Today’s picture portrays New Zealand’s finest showing a healthy appetite.
Our spell of sunny and almost windless days came to an end and we had a grey, breezy day. There is too much pollen about for my comfort and I cried off from the morning pedal and did some useful work in preparation for the forthcoming photo exhibition instead while Dropscone cycled round the morning run in lonely splendour and at great speed on his new bike.
In spite of the extra weight, he kindly carried a set of scones round with him and we enjoyed them over a cup of coffee.
Out in the garden, more alliums nodded their heads and whispered.
As well as the more showy flowers, Mrs Tootlepedal has several sets of restrained geraniums about to contrast with the bright reds and pinks.
They provide a block of cool blues together with the increasing number of irises….
…and the polemoniums which are thriving.
A new blue will be added soon.
As instructed, I visited the vegetable garden and was saddened to see that the gooseberry sawfly has made an appearance. We are about to embark on a war with them which I know from experience, we will lose. Still, as the gooseberry bush has not got many fruits on it after the cold spring, I won’t cry too much.
The onions and broad beans are looking well in the centre bed with pr0mising growth from the raspberries and potatoes in the left hand beds..
I am particularly fond of soft fruit so I am encouraged by the early signs of a good strawberry crop.
The house sparrows have returned in numbers and they are vexing Mrs Tootlepedal by their habit of eating anything green in the veg garden. I don’t know where they spend the winter because we have hardly seen a single one for months.
I didn’t get out at all in the morning but after a plate of Mrs Tootlepedal’s nourishing mushroom soup, I went off to the tourist information point in good spirits and before I had even sat down, I had to deal with some visitors. They turned out to be a Danish couple and the man showed me his identity card. His name was Mr Langholm. He took away a lot of leaflets with the town name on them. He asked me what the name Langholm meant to us. I told him that as it was a Viking word, he probably knew already that it meant a long flat bit of land by a river and he agreed but he said that the Danes use holm to mean a small island mostly.

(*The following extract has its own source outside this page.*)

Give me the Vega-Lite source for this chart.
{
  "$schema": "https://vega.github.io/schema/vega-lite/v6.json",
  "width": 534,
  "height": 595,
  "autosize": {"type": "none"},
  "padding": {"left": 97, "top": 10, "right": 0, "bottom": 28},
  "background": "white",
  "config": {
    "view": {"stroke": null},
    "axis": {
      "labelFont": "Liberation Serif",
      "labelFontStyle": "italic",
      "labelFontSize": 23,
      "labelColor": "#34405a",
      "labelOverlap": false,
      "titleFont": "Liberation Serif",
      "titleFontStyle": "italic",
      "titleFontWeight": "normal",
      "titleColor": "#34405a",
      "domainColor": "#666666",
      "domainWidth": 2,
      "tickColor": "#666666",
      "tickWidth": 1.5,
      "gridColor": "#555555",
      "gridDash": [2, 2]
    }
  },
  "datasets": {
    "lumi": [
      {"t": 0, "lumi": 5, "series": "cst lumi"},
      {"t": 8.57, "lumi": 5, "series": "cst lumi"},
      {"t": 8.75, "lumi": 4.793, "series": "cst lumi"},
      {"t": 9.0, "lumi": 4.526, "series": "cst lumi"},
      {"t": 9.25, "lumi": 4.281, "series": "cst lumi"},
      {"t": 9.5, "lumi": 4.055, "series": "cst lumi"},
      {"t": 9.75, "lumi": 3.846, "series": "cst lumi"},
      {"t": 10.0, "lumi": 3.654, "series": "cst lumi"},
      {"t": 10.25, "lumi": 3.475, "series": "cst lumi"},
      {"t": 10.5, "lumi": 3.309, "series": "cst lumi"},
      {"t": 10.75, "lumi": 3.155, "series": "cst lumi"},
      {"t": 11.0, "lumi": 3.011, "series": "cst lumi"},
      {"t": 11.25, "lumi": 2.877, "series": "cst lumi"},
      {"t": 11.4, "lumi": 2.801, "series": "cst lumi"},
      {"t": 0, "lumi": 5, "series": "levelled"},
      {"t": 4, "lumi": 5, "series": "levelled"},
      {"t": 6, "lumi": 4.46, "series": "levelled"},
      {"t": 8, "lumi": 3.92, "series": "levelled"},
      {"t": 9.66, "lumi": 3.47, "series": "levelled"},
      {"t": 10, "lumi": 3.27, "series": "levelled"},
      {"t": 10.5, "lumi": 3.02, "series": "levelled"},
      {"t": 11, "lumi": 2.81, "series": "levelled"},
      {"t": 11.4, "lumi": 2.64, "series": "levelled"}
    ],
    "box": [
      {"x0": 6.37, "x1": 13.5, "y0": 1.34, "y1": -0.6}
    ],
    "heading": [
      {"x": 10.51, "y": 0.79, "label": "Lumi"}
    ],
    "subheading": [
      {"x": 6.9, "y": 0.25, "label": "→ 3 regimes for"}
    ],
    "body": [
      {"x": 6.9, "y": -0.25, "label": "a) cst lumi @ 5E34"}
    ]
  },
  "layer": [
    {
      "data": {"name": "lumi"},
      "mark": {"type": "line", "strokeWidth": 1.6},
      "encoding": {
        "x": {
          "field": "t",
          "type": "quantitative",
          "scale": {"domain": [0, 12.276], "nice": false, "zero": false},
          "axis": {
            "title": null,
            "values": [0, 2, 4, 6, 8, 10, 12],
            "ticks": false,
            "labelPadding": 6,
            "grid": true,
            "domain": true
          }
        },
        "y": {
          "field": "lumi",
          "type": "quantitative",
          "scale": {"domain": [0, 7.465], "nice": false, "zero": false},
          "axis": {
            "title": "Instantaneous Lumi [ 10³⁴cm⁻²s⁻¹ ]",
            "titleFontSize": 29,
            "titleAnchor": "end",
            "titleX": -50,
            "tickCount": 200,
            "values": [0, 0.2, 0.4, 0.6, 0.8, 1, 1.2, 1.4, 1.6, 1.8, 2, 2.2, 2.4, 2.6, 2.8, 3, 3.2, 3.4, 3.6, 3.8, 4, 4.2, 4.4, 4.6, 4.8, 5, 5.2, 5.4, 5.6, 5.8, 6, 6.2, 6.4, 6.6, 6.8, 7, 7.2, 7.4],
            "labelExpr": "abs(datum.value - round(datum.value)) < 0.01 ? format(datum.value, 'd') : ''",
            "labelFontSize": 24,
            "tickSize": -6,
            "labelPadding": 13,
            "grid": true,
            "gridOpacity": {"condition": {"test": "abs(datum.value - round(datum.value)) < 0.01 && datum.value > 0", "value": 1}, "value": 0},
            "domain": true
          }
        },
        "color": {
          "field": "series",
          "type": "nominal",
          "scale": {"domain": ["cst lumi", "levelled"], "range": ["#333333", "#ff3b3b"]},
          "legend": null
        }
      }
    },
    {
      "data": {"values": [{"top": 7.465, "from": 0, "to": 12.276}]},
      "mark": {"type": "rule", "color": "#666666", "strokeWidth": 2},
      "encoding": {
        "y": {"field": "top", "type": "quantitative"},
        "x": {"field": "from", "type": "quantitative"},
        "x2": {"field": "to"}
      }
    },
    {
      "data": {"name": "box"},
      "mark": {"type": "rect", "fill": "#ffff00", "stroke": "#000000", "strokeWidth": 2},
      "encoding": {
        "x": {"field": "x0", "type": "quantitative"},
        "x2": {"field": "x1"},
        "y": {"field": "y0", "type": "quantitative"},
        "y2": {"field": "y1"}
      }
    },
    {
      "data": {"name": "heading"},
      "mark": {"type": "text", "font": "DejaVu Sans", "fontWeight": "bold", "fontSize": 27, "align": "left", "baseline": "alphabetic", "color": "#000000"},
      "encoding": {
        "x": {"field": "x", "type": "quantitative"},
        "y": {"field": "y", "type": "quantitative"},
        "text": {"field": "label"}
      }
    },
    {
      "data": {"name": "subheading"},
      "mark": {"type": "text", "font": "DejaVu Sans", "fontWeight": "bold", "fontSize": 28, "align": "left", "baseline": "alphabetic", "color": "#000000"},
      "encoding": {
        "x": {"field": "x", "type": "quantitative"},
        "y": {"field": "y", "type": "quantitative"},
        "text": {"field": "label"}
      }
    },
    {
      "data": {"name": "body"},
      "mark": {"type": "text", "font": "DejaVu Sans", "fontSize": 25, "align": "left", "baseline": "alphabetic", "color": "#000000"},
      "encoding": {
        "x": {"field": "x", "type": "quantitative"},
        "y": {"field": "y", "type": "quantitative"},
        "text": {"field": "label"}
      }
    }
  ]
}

I had six more visitors, all from just over the border, and sold them several booklets and I also had time to do a week of the newspaper index and the crossword so all in all, it was a satisfactory couple of hours.
It was threatening to rain when I got home but it never came to anything so I had time to notice that the pond was full of small snails…
…and that the astrantia was looking quite expansive.
This is one of the flowers that getting a camera has taught me to look at. Before, I wouldn’t have given it a second glance.
The light wasn’t very good but I was so starved of the opportunity to take bird pictures that I put my little lens out on a tripod and used the remote control to stare at the bird feeders.
I made a potato and tomato casserole for our tea which went down well and then got a lift from Susan to our recorder group in Carlisle. We were all there tonight and we played away merrily. One of our members, Sue, has just been on a cycling holiday in Ireland. The way they had devised to get themselves and their bikes to and from their destination involved 14 changes of transport, using trains, boats and buses. Anyone who has tried hauling bikes with panniers full of camping equipment around will know just what an effort this must have been. Hats off off to her and her friend.
Among all the siskins, the little lens caught a lone redpoll and it is flying bird of the day.